Extract only the first line of the listing and every line after it up to and including the one with "147000, 161000, 84300]". Omit the pictures.

- Source material:
== == ==
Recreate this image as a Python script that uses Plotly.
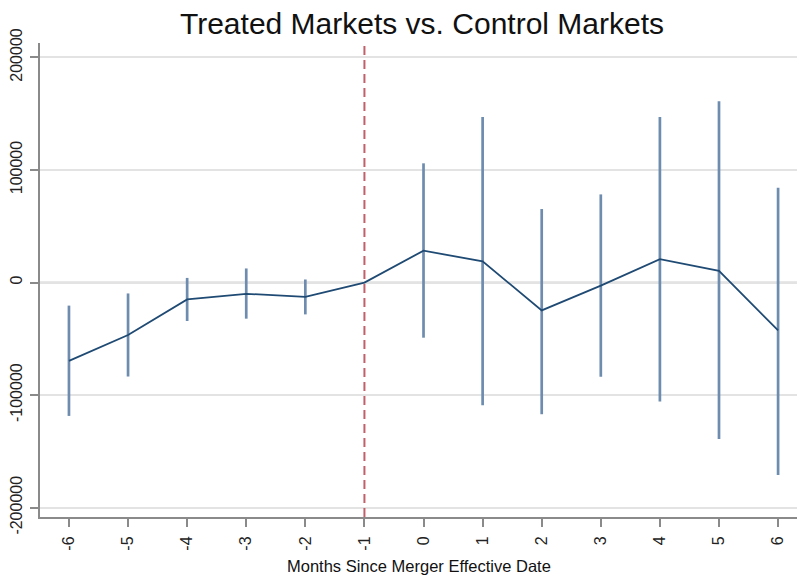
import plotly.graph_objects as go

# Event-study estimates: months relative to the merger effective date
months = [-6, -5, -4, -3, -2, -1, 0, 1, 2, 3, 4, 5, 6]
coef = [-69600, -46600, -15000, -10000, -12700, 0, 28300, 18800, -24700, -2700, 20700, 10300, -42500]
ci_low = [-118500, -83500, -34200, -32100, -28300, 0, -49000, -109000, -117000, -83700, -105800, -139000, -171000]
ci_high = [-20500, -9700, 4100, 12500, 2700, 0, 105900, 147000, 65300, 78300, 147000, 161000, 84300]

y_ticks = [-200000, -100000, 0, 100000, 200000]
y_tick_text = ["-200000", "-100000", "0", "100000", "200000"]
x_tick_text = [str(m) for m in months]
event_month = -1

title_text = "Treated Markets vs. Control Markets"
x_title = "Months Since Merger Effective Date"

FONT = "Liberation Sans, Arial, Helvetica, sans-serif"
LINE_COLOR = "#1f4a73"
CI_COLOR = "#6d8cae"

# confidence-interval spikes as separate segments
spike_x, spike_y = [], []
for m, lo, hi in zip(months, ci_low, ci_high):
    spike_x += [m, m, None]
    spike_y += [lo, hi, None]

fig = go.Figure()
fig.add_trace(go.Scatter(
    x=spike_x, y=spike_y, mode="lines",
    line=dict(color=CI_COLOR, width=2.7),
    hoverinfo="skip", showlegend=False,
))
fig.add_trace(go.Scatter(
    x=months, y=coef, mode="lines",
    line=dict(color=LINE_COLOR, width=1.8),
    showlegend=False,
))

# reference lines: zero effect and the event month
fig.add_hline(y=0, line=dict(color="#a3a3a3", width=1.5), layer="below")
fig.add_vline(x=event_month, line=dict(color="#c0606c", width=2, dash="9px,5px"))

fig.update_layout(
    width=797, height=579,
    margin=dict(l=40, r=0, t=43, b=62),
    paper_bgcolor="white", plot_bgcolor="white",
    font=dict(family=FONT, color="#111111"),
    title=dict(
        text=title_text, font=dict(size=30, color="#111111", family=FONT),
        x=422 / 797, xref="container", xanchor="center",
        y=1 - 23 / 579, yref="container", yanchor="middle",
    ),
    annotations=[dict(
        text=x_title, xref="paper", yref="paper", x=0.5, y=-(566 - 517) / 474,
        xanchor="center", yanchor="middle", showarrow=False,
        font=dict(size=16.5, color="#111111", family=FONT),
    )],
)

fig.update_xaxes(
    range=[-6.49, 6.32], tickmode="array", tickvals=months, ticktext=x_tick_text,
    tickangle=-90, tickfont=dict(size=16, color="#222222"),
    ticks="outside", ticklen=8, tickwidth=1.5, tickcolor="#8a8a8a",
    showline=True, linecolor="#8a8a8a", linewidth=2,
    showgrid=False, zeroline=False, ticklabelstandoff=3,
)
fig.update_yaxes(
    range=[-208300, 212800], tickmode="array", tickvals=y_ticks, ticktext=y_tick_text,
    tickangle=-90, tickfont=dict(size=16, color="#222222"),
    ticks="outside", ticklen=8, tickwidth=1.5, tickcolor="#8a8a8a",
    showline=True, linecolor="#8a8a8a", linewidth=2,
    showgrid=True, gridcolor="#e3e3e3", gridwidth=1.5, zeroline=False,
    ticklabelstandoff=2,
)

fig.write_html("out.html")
== == ==
- Response:
Recreate this image as a Python script that uses Plotly.
import plotly.graph_objects as go

# Event-study estimates: months relative to the merger effective date
months = [-6, -5, -4, -3, -2, -1, 0, 1, 2, 3, 4, 5, 6]
coef = [-69600, -46600, -15000, -10000, -12700, 0, 28300, 18800, -24700, -2700, 20700, 10300, -42500]
ci_low = [-118500, -83500, -34200, -32100, -28300, 0, -49000, -109000, -117000, -83700, -105800, -139000, -171000]
ci_high = [-20500, -9700, 4100, 12500, 2700, 0, 105900, 147000, 65300, 78300, 147000, 161000, 84300]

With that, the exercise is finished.